==== DATA FOR THE TASK ====

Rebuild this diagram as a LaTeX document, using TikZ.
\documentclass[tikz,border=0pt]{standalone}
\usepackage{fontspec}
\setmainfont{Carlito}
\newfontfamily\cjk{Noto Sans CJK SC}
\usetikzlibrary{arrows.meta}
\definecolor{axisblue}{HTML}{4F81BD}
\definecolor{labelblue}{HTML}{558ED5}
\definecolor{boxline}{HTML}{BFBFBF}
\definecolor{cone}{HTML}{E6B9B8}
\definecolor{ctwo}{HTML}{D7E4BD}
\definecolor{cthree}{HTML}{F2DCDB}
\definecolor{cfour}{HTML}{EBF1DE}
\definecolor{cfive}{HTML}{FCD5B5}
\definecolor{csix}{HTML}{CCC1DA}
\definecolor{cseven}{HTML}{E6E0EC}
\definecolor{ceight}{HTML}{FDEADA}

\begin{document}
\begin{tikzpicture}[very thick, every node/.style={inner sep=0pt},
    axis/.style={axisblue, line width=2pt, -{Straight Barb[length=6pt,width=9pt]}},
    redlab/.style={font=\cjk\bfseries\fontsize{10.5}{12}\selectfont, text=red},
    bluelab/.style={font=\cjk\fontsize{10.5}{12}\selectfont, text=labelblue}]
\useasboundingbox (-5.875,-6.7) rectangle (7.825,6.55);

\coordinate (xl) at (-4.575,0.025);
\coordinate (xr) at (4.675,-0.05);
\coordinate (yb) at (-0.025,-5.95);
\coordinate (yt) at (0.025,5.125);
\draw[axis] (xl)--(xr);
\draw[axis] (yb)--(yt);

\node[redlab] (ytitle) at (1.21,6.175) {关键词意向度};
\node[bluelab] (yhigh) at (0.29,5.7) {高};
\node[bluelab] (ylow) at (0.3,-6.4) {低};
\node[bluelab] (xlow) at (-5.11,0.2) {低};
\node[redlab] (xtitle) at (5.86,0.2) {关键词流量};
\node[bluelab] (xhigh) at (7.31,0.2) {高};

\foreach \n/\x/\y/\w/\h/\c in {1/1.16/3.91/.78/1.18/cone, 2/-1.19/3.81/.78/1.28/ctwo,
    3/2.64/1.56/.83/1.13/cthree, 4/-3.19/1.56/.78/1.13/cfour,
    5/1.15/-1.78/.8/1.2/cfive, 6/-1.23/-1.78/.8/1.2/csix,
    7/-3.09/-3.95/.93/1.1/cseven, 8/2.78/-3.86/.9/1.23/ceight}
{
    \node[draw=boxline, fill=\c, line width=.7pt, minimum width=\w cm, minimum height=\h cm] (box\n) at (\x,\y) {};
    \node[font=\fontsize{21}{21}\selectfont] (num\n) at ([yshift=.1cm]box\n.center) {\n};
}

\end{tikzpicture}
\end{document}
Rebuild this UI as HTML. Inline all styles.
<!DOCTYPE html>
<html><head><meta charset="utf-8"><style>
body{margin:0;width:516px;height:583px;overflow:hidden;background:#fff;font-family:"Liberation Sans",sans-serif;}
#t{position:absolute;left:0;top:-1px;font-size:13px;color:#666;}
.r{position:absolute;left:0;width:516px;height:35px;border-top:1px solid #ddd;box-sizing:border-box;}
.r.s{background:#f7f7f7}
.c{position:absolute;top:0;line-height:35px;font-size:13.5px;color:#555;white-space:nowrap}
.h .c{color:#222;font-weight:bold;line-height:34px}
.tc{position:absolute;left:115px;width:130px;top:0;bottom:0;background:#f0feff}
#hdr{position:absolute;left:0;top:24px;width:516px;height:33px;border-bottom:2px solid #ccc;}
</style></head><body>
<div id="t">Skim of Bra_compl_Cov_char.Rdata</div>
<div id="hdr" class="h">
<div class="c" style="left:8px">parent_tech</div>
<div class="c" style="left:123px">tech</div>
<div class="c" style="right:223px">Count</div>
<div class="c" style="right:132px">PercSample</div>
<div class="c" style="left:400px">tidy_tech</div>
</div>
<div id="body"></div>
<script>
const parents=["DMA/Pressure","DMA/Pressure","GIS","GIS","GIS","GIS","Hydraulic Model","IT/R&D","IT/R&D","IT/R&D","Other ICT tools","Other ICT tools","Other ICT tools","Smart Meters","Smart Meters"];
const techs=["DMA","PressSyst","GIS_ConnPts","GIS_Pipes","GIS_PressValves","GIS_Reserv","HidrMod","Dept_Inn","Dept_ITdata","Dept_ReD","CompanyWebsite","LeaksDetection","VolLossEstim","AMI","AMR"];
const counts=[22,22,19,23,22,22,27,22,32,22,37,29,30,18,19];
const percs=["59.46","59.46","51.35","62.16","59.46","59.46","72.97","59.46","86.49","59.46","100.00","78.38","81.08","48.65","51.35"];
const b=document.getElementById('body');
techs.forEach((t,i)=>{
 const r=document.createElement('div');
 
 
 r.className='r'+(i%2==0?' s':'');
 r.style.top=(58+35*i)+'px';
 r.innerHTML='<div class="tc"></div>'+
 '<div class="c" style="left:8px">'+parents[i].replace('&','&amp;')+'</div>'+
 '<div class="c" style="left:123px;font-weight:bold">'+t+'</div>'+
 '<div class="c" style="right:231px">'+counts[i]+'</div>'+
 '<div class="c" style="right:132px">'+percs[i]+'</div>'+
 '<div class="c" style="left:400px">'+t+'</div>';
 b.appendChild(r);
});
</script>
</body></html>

====

**INSTRUCTION:**
Transcribe the material above in its entirety. Match it exactly.

**RESPONSE TO THIS EXERCISE:**
Rebuild this diagram as a LaTeX document, using TikZ.
\documentclass[tikz,border=0pt]{standalone}
\usepackage{fontspec}
\setmainfont{Carlito}
\newfontfamily\cjk{Noto Sans CJK SC}
\usetikzlibrary{arrows.meta}
\definecolor{axisblue}{HTML}{4F81BD}
\definecolor{labelblue}{HTML}{558ED5}
\definecolor{boxline}{HTML}{BFBFBF}
\definecolor{cone}{HTML}{E6B9B8}
\definecolor{ctwo}{HTML}{D7E4BD}
\definecolor{cthree}{HTML}{F2DCDB}
\definecolor{cfour}{HTML}{EBF1DE}
\definecolor{cfive}{HTML}{FCD5B5}
\definecolor{csix}{HTML}{CCC1DA}
\definecolor{cseven}{HTML}{E6E0EC}
\definecolor{ceight}{HTML}{FDEADA}

\begin{document}
\begin{tikzpicture}[very thick, every node/.style={inner sep=0pt},
    axis/.style={axisblue, line width=2pt, -{Straight Barb[length=6pt,width=9pt]}},
    redlab/.style={font=\cjk\bfseries\fontsize{10.5}{12}\selectfont, text=red},
    bluelab/.style={font=\cjk\fontsize{10.5}{12}\selectfont, text=labelblue}]
\useasboundingbox (-5.875,-6.7) rectangle (7.825,6.55);

\coordinate (xl) at (-4.575,0.025);
\coordinate (xr) at (4.675,-0.05);
\coordinate (yb) at (-0.025,-5.95);
\coordinate (yt) at (0.025,5.125);
\draw[axis] (xl)--(xr);
\draw[axis] (yb)--(yt);

\node[redlab] (ytitle) at (1.21,6.175) {关键词意向度};
\node[bluelab] (yhigh) at (0.29,5.7) {高};
\node[bluelab] (ylow) at (0.3,-6.4) {低};
\node[bluelab] (xlow) at (-5.11,0.2) {低};
\node[redlab] (xtitle) at (5.86,0.2) {关键词流量};
\node[bluelab] (xhigh) at (7.31,0.2) {高};

\foreach \n/\x/\y/\w/\h/\c in {1/1.16/3.91/.78/1.18/cone, 2/-1.19/3.81/.78/1.28/ctwo,
    3/2.64/1.56/.83/1.13/cthree, 4/-3.19/1.56/.78/1.13/cfour,
    5/1.15/-1.78/.8/1.2/cfive, 6/-1.23/-1.78/.8/1.2/csix,
    7/-3.09/-3.95/.93/1.1/cseven, 8/2.78/-3.86/.9/1.23/ceight}
{
    \node[draw=boxline, fill=\c, line width=.7pt, minimum width=\w cm, minimum height=\h cm] (box\n) at (\x,\y) {};
    \node[font=\fontsize{21}{21}\selectfont] (num\n) at ([yshift=.1cm]box\n.center) {\n};
}

\end{tikzpicture}
\end{document}
Rebuild this UI as HTML. Inline all styles.
<!DOCTYPE html>
<html><head><meta charset="utf-8"><style>
body{margin:0;width:516px;height:583px;overflow:hidden;background:#fff;font-family:"Liberation Sans",sans-serif;}
#t{position:absolute;left:0;top:-1px;font-size:13px;color:#666;}
.r{position:absolute;left:0;width:516px;height:35px;border-top:1px solid #ddd;box-sizing:border-box;}
.r.s{background:#f7f7f7}
.c{position:absolute;top:0;line-height:35px;font-size:13.5px;color:#555;white-space:nowrap}
.h .c{color:#222;font-weight:bold;line-height:34px}
.tc{position:absolute;left:115px;width:130px;top:0;bottom:0;background:#f0feff}
#hdr{position:absolute;left:0;top:24px;width:516px;height:33px;border-bottom:2px solid #ccc;}
</style></head><body>
<div id="t">Skim of Bra_compl_Cov_char.Rdata</div>
<div id="hdr" class="h">
<div class="c" style="left:8px">parent_tech</div>
<div class="c" style="left:123px">tech</div>
<div class="c" style="right:223px">Count</div>
<div class="c" style="right:132px">PercSample</div>
<div class="c" style="left:400px">tidy_tech</div>
</div>
<div id="body"></div>
<script>
const parents=["DMA/Pressure","DMA/Pressure","GIS","GIS","GIS","GIS","Hydraulic Model","IT/R&D","IT/R&D","IT/R&D","Other ICT tools","Other ICT tools","Other ICT tools","Smart Meters","Smart Meters"];
const techs=["DMA","PressSyst","GIS_ConnPts","GIS_Pipes","GIS_PressValves","GIS_Reserv","HidrMod","Dept_Inn","Dept_ITdata","Dept_ReD","CompanyWebsite","LeaksDetection","VolLossEstim","AMI","AMR"];
const counts=[22,22,19,23,22,22,27,22,32,22,37,29,30,18,19];
const percs=["59.46","59.46","51.35","62.16","59.46","59.46","72.97","59.46","86.49","59.46","100.00","78.38","81.08","48.65","51.35"];
const b=document.getElementById('body');
techs.forEach((t,i)=>{
 const r=document.createElement('div');
 
 
 r.className='r'+(i%2==0?' s':'');
 r.style.top=(58+35*i)+'px';
 r.innerHTML='<div class="tc"></div>'+
 '<div class="c" style="left:8px">'+parents[i].replace('&','&amp;')+'</div>'+
 '<div class="c" style="left:123px;font-weight:bold">'+t+'</div>'+
 '<div class="c" style="right:231px">'+counts[i]+'</div>'+
 '<div class="c" style="right:132px">'+percs[i]+'</div>'+
 '<div class="c" style="left:400px">'+t+'</div>';
 b.appendChild(r);
});
</script>
</body></html>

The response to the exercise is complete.